What Is Missing From the Conversation?
Over the past several months, I have spent a great deal of time listening and reading.
….to families.
….to providers.
…..to legislators from both sides.
….and to testimony.
For over 21 years I have lived and had many discussions about the caregiver workforce crisis.
Some thing that has become increasingly clear to me.
There is an important part of the conversation that often gets missed.
The workforce shortage is real and it is not new. This crisis has been worsening for decades.
There are not enough caregivers.
There are not enough nurses.
There are not enough providers.
Families across Ohio and across the country are feeling that reality every day.
But there is another issue hiding underneath the workforce discussion.
A complexity gap.
And they are not the same thing.
My son Alex represents a population that often does not fit neatly into existing systems.
His injuries involved the upper cervical spinal cord, brainstem structures, autonomic regulation, and long-term ventilator support with diaphragm pacing.
His survival is extraordinarily rare, but his wellness is even more extraordinary.
His physiology does not always follow standard expectations.
Pain may not produce the response many providers are trained to expect. For instance, pain can cause his heart rate to plummet not go up as many might expect. When I say plummet, I mean within seconds, the heart rate can drop into the low 30’s/upper 20’s.
Subtle changes can matter enormously.
Pattern recognition matters way more than checklists.
And stability depends heavily upon continuity, individualized understanding, and listening to Alex.
The challenge is not simply finding a caregiver.
The challenge is finding caregivers who can safely learn, understand, and function within a highly individualized system of care.
That is a very different problem.
When discussions focus solely on workforce numbers, an assumption is often made:
If we simply have more providers, the problem will be solved.
For many situations, that may be true.
For others, it is not.
In Alex's case, increasing the number of aides does not solve the problem because aides are not legally permitted to perform many of the functions involved in his care. Aides are not allowed to touch medical equipment which Alex has a lot of. An aide could not be left alone without someone qualified and competent that could help Alex if say a diaphragm pacer wire comes disconnected, or his ventilator circuit comes disconnected, or his heart rate drops, etc..
Generalized training does not automatically solve the problem because much of what keeps Alex stable has been learned through years of observation, adaptation, and understanding how his specific body behaves.
A licensed individual does not equate with competency.
If you go into have brain surgery, would you want a general surgeon to perform the operation?
This is where I believe many systems struggle.
Systems are often built around averages.
Categories.
Expected trajectories.
Standardized assumptions.
But some people do not fit neatly into those structures.
Alex never has.
His injuries were not typical.
His survival was not typical.
His outcome was not typical.
His combination of extreme complexity and extreme wellness is not typical.
One phrase I have used recently is:
"Extreme complexity, but also extreme wellness."
I think that combination can confuse systems at times.
Because systems often understand extreme illness.
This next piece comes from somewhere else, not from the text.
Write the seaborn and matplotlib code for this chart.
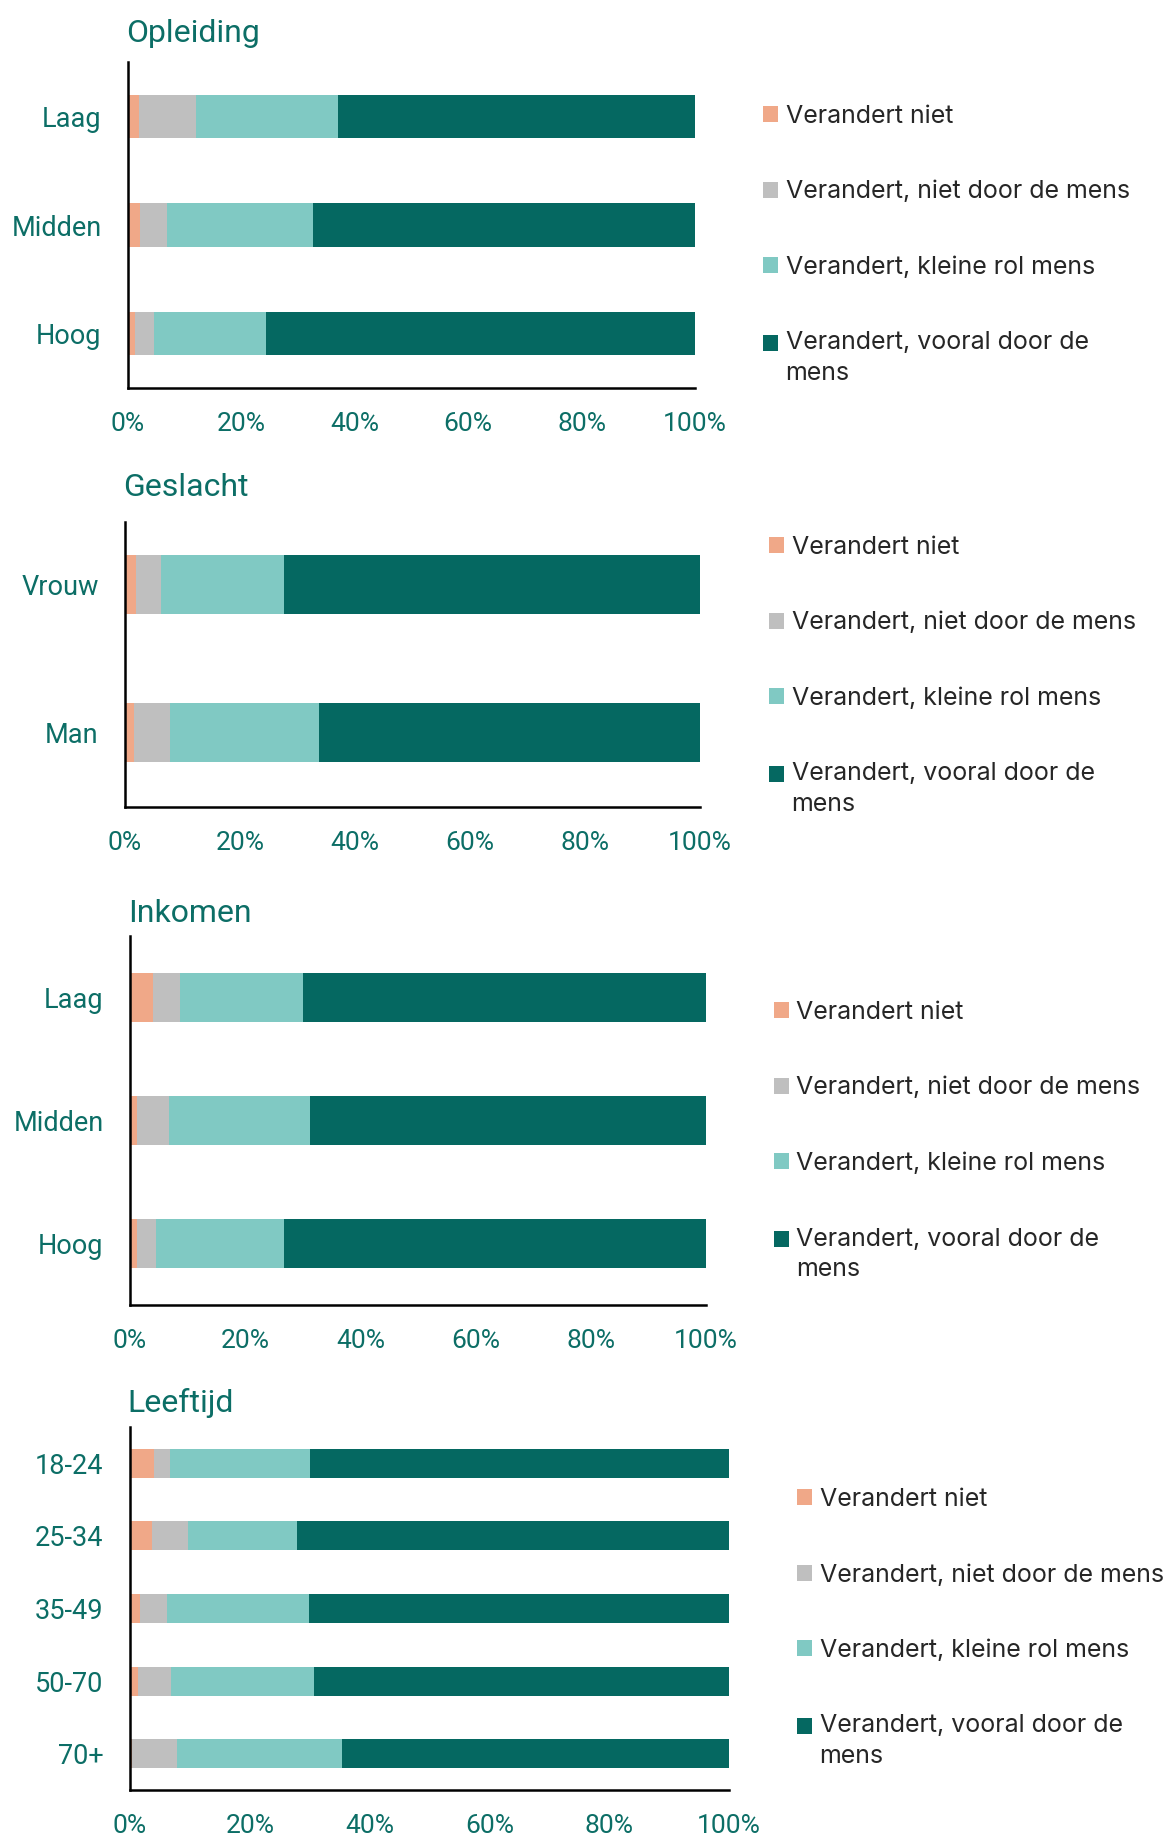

And they understand stable wellness.
But they do not always know what to do with someone who is medically extraordinary and yet thriving within a highly individualized environment that has been carefully built over decades.
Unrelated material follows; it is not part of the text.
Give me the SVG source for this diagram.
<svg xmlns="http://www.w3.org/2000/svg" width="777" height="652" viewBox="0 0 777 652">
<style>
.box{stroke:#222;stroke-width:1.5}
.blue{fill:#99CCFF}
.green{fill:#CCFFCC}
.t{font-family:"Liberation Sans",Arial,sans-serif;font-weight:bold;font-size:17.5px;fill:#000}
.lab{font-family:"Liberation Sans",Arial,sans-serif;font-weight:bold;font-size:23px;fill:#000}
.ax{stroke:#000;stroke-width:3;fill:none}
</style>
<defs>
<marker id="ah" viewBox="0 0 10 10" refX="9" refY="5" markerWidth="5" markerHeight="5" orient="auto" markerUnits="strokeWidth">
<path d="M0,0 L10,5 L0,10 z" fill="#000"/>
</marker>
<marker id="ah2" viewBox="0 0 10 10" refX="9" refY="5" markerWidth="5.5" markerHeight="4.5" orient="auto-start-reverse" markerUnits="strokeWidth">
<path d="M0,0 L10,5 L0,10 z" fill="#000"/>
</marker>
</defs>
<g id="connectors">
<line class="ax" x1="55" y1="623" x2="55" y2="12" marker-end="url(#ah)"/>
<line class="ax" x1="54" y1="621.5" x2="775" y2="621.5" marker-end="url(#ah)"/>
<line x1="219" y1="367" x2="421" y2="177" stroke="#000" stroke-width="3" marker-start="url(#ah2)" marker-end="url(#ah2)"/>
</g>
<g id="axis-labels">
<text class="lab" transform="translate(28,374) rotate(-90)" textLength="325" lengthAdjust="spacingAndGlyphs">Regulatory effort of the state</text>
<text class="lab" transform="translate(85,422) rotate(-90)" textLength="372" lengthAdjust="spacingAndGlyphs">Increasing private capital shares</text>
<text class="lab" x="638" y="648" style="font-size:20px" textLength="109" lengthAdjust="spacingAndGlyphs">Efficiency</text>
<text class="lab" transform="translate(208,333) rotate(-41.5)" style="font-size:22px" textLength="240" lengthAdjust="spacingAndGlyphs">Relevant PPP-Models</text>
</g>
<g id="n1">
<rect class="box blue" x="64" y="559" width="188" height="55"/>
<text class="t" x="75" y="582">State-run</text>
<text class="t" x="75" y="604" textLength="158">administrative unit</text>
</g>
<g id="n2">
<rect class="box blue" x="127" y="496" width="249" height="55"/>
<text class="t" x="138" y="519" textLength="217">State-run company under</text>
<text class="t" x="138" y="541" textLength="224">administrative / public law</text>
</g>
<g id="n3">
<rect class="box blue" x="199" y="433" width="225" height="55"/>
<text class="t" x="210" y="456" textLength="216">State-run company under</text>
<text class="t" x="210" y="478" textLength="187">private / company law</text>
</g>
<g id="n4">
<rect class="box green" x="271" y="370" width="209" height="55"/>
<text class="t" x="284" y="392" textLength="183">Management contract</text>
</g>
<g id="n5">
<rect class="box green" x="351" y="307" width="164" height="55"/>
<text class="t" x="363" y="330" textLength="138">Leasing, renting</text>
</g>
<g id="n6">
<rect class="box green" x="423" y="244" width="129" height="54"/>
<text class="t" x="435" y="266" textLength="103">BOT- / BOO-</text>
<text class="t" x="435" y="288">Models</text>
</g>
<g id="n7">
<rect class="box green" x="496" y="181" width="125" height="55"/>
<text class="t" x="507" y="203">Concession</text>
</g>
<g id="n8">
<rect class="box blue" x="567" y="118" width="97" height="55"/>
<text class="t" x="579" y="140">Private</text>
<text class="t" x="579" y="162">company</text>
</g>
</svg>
That environment did not happen by accident.
It was built through:
observation,
adaptation,
collaboration,
failure,
learning,
faith,
and persistence.
It was built by people who refused to stop asking questions.
People who studied patterns.
People who learned what worked and what did not.
People who learned to work with the body rather than against it.(one of my favorite lines😊)
And perhaps that is the deeper lesson.
The answer cannot simply be more of the same.
The answer cannot simply be more money, more staffing, or more standardized processes layered onto a structure that may not fit the population it is attempting to serve.
The growing population of medically complex individuals living successfully in the community deserves something more thoughtful.
It deserves a framework that recognizes complexity.
A framework that values continuity.
A framework that understands individualized physiology.
A framework that learns from what is already working.
Because families all across the country have been building these systems out of necessity for years.
Not because it was easy.
Not because it was ideal.
But because there was no existing roadmap!
And despite all the challenges, many of these individuals are not only surviving.
They are thriving.
That success should not be ignored.
It should be studied.
It should be understood.
And perhaps most importantly, it should help shape whatever comes next.
One of my favorite phrases from Scripture is simply:
"But God."
Because over and over again, we have watched situations that looked impossible on paper unfold very differently in real life.
Not because the challenges were not real.
Not because the complexity disappeared.
But because wisdom, perseverance, relationships, faith, and individualized understanding matter too.
Our situation is unusual.
But perhaps that is exactly why it carries an opportunity.
An opportunity to learn.
An opportunity to help others.
An opportunity to ask better questions.
And ultimately, an opportunity to bring glory to God through a story that continues to remind us that impossible and improbable are not always the same thing.